Global warming not cooling travelers' wanderlust
By Sylvia Westall
BERLIN (Reuters) - Global warming's threat to the existence of the exotic resorts and beaches tourists crave has not dented holidaymakers' appetites for pollution-producing, long-haul trips, experts said at Berlin's annual tourism fair.
In his opening speech to the International Tourism Exchange fair earlier this week, German Economy Minister Michael Glos said climate change was a serious problem for the future of the travel industry.
A Deutsche Bank report demonstrated how the industry would suffer if the effects of global warming, including rising temperatures and water shortages, hit popular holiday destinations such Spain and Australia.
According to United Nations' research, tourism accounts for 5 percent of world carbon dioxide emissions, which scientists have linked to rising atmospheric temperatures.
But exhibitors at the fair say tourists so far are not that worried about the environmental cost of their holidays.
"There is heightened awareness, but does that mean people are willing to change their approach to travel? The answer is no," said Geoff Buckley, managing director of Australia's tourism board.
Online travel agency Expedia says it has seen no decline in the number of people taking long-haul flights and that climate worries are a peripheral concern for travelers.
"People are concerned about climate change but they don't want to change their habits," said Expedia spokeswoman Claudia Ressel, who added that holidaymakers were happier to contribute to carbon-offsetting schemes rather than travel less.
Two of Germany's largest tourism groups, Thomas Cook and TUI said they will do more to promote carbon-offsetting schemes for customers booking flights.
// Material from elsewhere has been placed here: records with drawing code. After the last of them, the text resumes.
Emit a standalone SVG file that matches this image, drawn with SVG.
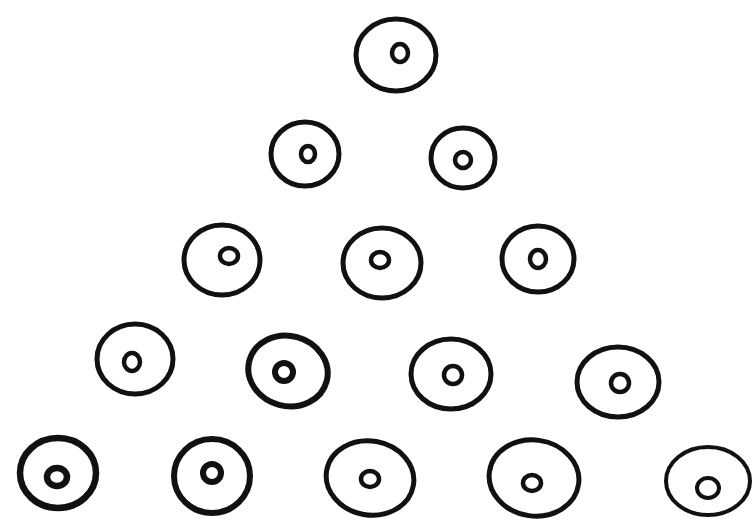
<svg xmlns="http://www.w3.org/2000/svg" width="755" height="521" viewBox="0 0 755 521">
<style>
.o{fill:none;stroke:#111;stroke-width:5}
.i{fill:none;stroke:#111;stroke-width:4.5}
</style>
<rect width="755" height="521" fill="#fff"/>
<g id="n1"><ellipse class="o" cx="396" cy="55" rx="40" ry="36"/><ellipse class="i" cx="400" cy="53" rx="8" ry="9"/></g>
<g id="n2"><ellipse class="o" cx="305" cy="154" rx="34" ry="32"/><ellipse class="i" cx="308" cy="154" rx="7" ry="8"/></g>
<g id="n3"><ellipse class="o" cx="463" cy="158" rx="32" ry="30"/><ellipse class="i" cx="463" cy="160" rx="8" ry="8"/></g>
<g id="n4"><ellipse class="o" cx="222" cy="260" rx="38" ry="35"/><ellipse class="i" cx="229" cy="256" rx="9" ry="8"/></g>
<g id="n5"><ellipse class="o" cx="382" cy="263" rx="39" ry="35"/><ellipse class="i" cx="380" cy="260" rx="9" ry="8"/></g>
<g id="n6"><ellipse class="o" cx="538" cy="259" rx="36" ry="33"/><ellipse class="i" cx="538" cy="259" rx="8" ry="9"/></g>
<g id="n7"><ellipse class="o" cx="135" cy="359" rx="38" ry="35"/><ellipse class="i" cx="132" cy="362" rx="8" ry="9"/></g>
<g id="n8"><ellipse class="o" cx="288" cy="371" rx="40" ry="35" transform="rotate(15 288 371)" style="stroke-width:6"/><ellipse class="i" cx="284" cy="372" rx="9" ry="9" style="stroke-width:6"/></g>
<g id="n9"><ellipse class="o" cx="451" cy="374" rx="40" ry="35"/><ellipse class="i" cx="453" cy="375" rx="9" ry="9"/></g>
<g id="n10"><ellipse class="o" cx="618" cy="382" rx="41" ry="35"/><ellipse class="i" cx="620" cy="383" rx="9" ry="9"/></g>
<g id="n11"><ellipse class="o" cx="58" cy="473" rx="38" ry="35" style="stroke-width:6.5"/><ellipse class="i" cx="57" cy="477" rx="10" ry="9" style="stroke-width:6.5"/></g>
<g id="n12"><ellipse class="o" cx="212" cy="476" rx="38" ry="37" style="stroke-width:6"/><ellipse class="i" cx="212" cy="473" rx="9" ry="9" style="stroke-width:6"/></g>
<g id="n13"><ellipse class="o" cx="370" cy="478" rx="44" ry="37" transform="rotate(10 370 478)"/><ellipse class="i" cx="370" cy="479" rx="9" ry="8"/></g>
<g id="n14"><ellipse class="o" cx="534" cy="478" rx="45" ry="38" transform="rotate(8 534 478)"/><ellipse class="i" cx="532" cy="483" rx="9" ry="8"/></g>
<g id="n15"><ellipse class="o" cx="708" cy="481" rx="42" ry="34" style="stroke-width:4"/><ellipse class="i" cx="708" cy="488" rx="11" ry="10" style="stroke-width:4"/></g>
<g id="connectors"></g>
</svg>
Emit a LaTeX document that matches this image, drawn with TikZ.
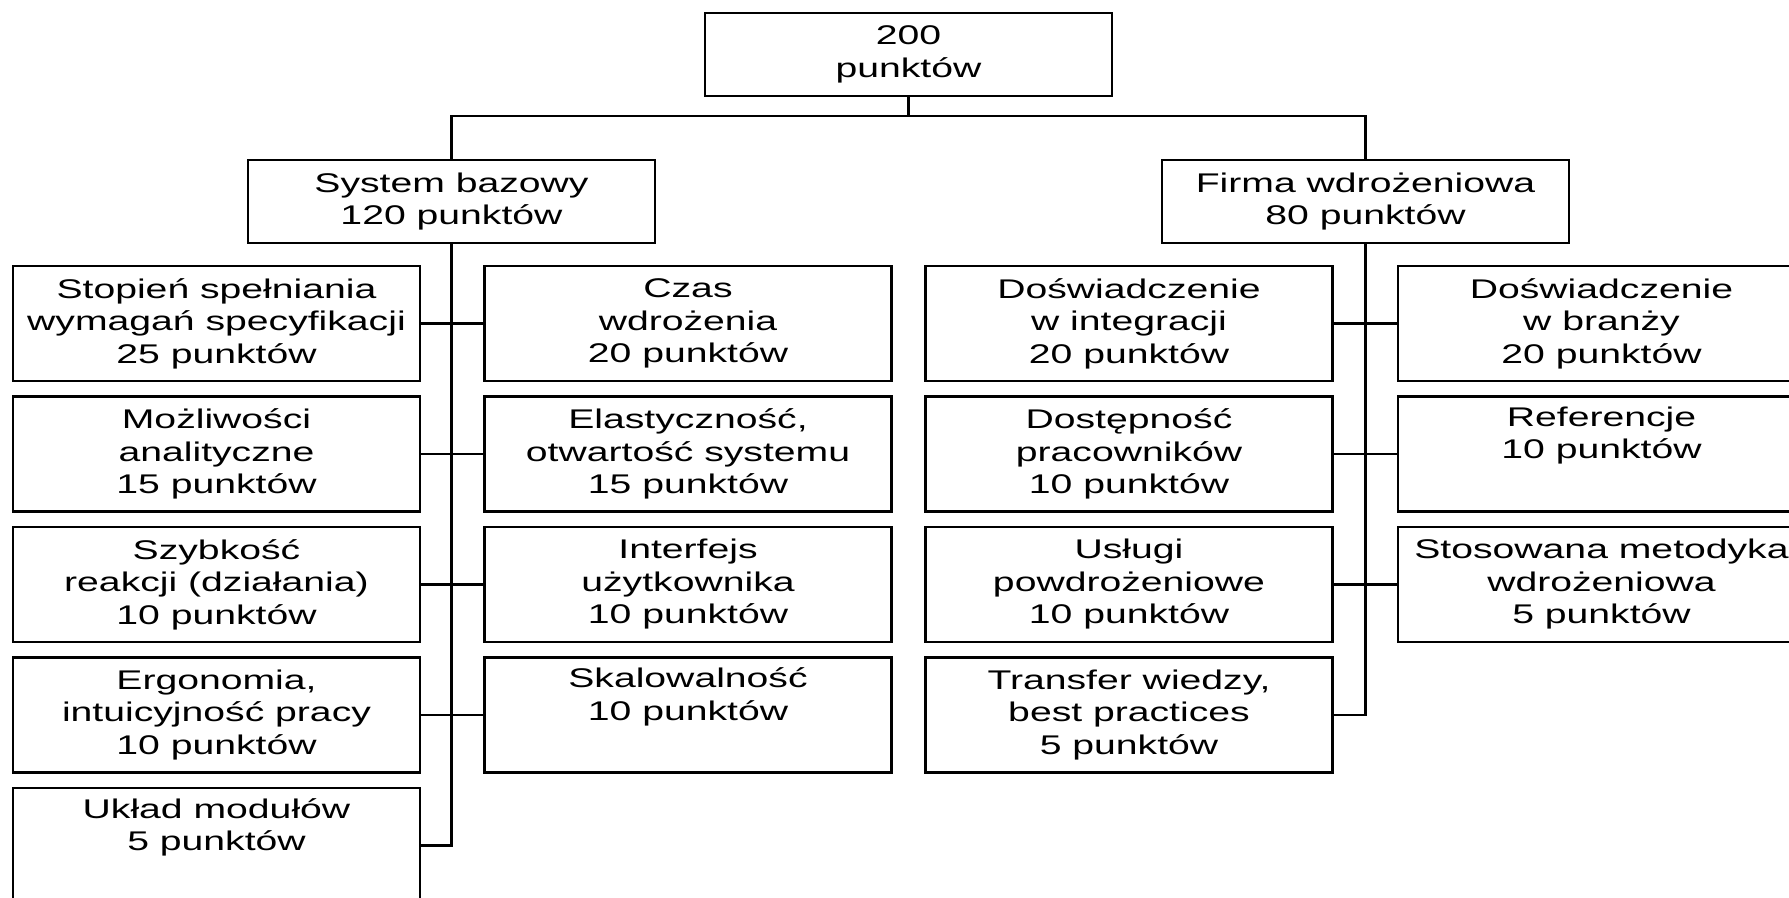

But interest in such voluntary schemes, where others are paid to cut emissions on the airlines' behalf, has so far been small.
Another area that has failed to take off yet is eco-tourism in which people opt for train over air travel and make shorter journeys, said Klaus Liedtke, editor of National Geographic Deutschland magazine.
German tourism companies say business is booming, despite an expected slowdown in national economic growth, with the tourism industry expected to grow by 3 percent to 4 percent this year.
And travel groups argue exotic destinations in developing countries would take a severe economic hit if they were to fall out of favor with tourists.
"Tourism is an easy target," said Nancy Cockerell from the Travel Business Partnership consultancy. "But it's both the culprit and the victim."